俺の質問に、シロさんは中々答えなかった。その間に俺の頭も冷えて、少しは余裕が持てるようになった頃。
「……そりゃあ、倫人君はボクの好きな人だからね〜」
シロさんから返ってきた答えに、これまでとは別の驚きに俺は襲われた。
激しく戸惑うことはない。だけど、その言葉は確かに俺の心の芯の方に届いていた。
「好きな人の為に何かしたいって思うのは、恋する女の子には当然のことなんだよ〜。だから、ボクは今回倫人君の為に自分に出来ることをしたつもりだったんだけど〜……迷惑だった?」
その時、これまで表情を全く変えなかったシロさんが、別の顔を見せた。
弱々しく、今にも泣き出しそうな、そんな''不安''の色を顔に滲ませていた。
「……いえ。そんなことはありません。ちょっと戸惑いもしましたけど、元気になりました」
俺は正直な気持ちを伝えた。
まぁシロさんのペースに振り回されっぱなしだったけど、久々に人と話すことが出来て楽しかったのも事実だ。
「シロさんが心配してくれていて、俺は嬉しく思いましたよ。改めて、今日は来てくれてありがとうございます。
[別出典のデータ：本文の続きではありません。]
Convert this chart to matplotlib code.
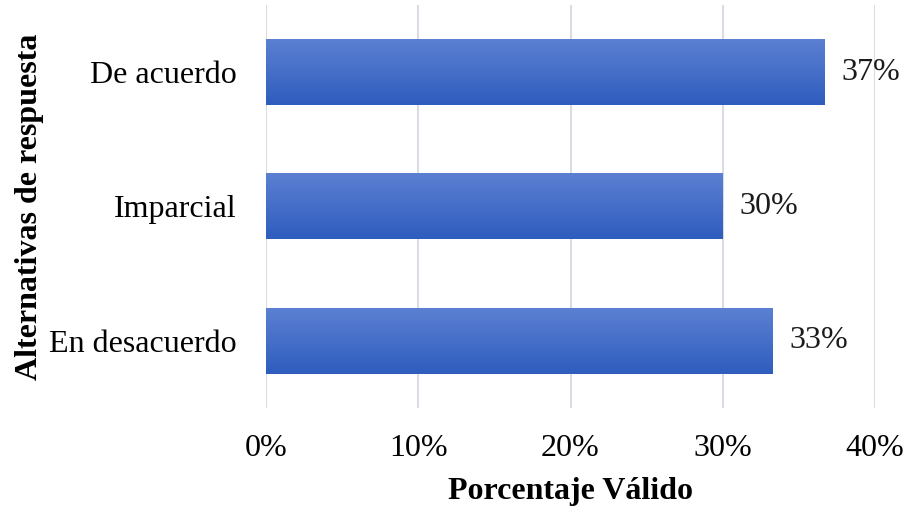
import numpy as np
import matplotlib.pyplot as plt
from matplotlib.colors import LinearSegmentedColormap

categories = ["En desacuerdo", "Imparcial", "De acuerdo"]
values = [33.3, 30.0, 36.7]
labels = ["33%", "30%", "37%"]
ticks = [0, 10, 20, 30, 40]

plt.rcParams['font.family'] = ['Liberation Serif', 'DejaVu Serif']
fs = 23

fig = plt.figure(figsize=(9.09, 5.07), dpi=100)
ax = fig.add_axes([266 / 909, 1 - 408 / 507, (875 - 266) / 909, (408 - 5) / 507])

grad = LinearSegmentedColormap.from_list("bar", ["#2F5DBE", "#5B80D2"])
bar_h = 0.49
for i, v in enumerate(values):
    img = np.linspace(0, 1, 100).reshape(-1, 1)
    ax.imshow(img, cmap=grad, aspect='auto', origin='lower',
              extent=[0, v, i - bar_h / 2, i + bar_h / 2], zorder=2)
    ax.text(v + 1.1, i, labels[i], va='center', ha='left', fontsize=fs, color='#1a1a1a')

ax.set_xlim(0, 40)
ax.set_ylim(-0.5, 2.5)
ax.set_yticks(range(len(categories)))
ax.set_yticklabels(categories, fontsize=fs)
ax.set_xticks(ticks)
ax.set_xticklabels([f"{t}%" for t in ticks], fontsize=fs)
ax.tick_params(length=0)
ax.tick_params(axis='x', pad=19)
ax.tick_params(axis='y', pad=21)
ax.grid(axis='x', color='#D9DCE3', linewidth=1.5, zorder=0)
ax.set_axisbelow(True)
for s in ax.spines.values():
    s.set_visible(False)

ax.set_xlabel("Porcentaje Válido", fontsize=fs, fontweight='bold', labelpad=10)
ax.set_ylabel("Alternativas de respuesta", fontsize=fs, fontweight='bold', labelpad=4)

fig.savefig("out.png", dpi=100)
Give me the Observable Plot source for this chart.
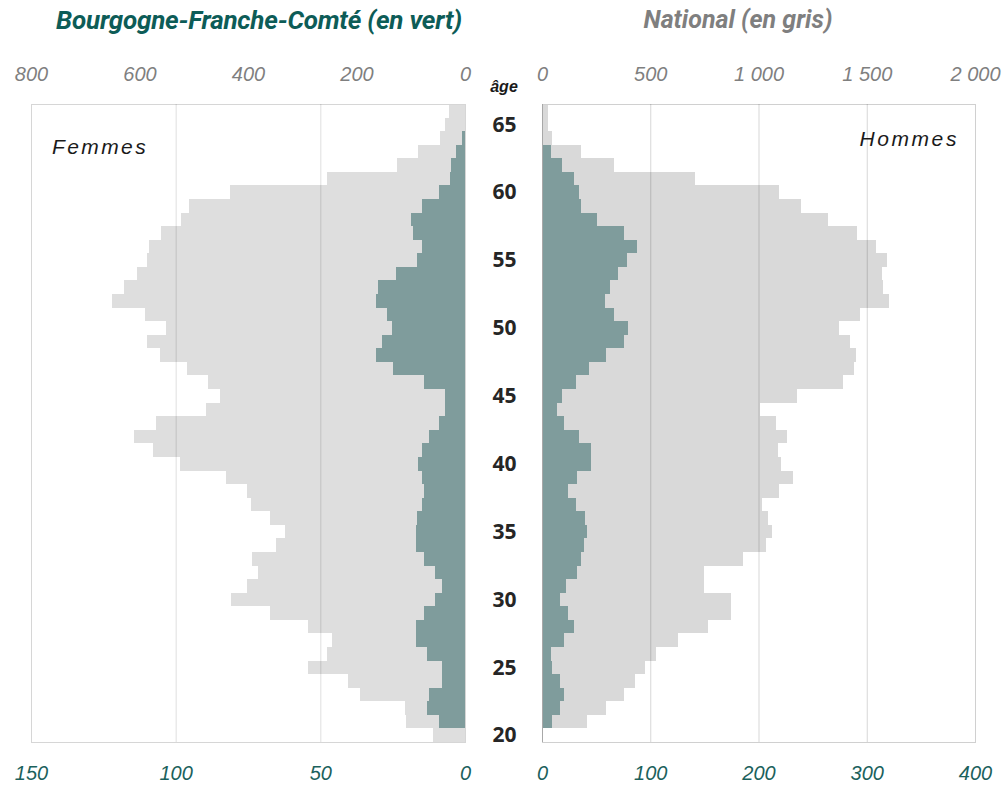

そして、心配をおかけしてすみません」
不安な表情を浮かべるシロさんに、俺は頭を下げた。
シロさんが訪れた時間の中で、一番心に強く刻まれたのは……その不安の顔だった。それは、俺という好きな人に迷惑をかけているんじゃないかというものと、俺が本当に大丈夫なのかどうかという気持ちが表れていたのかもしれない。
改めて、俺は色んな人を心配にさせている、不安にさせているんだと実感出来た。シロさんのおかげで、気づくことが出来た。
だけど今は、俺は何も出来ない。不甲斐なさも覚えてしまうけど……それでも。目の前にいるシロさんだけは、笑顔にしてみせる。
次に俺が顔を上げた時、果たしてシロさんはどんな顔をしてくれているのだろう。そう思いつつ、俺は数秒後に顔を上げた。
「──っ」
シロさんの顔は見えなかった。
彼女の甘い匂いが鼻腔を満たし、額に何か柔らかいものが当たっているのだけは分かった。
「……ありがとう、倫人君。早く怪我が治ることを願ってるね」
呆然とする俺に、去り際にシロさんはそう言い残し。
最後に柔らかな笑みを見せてくれて、俺の部屋から去っていったのだった。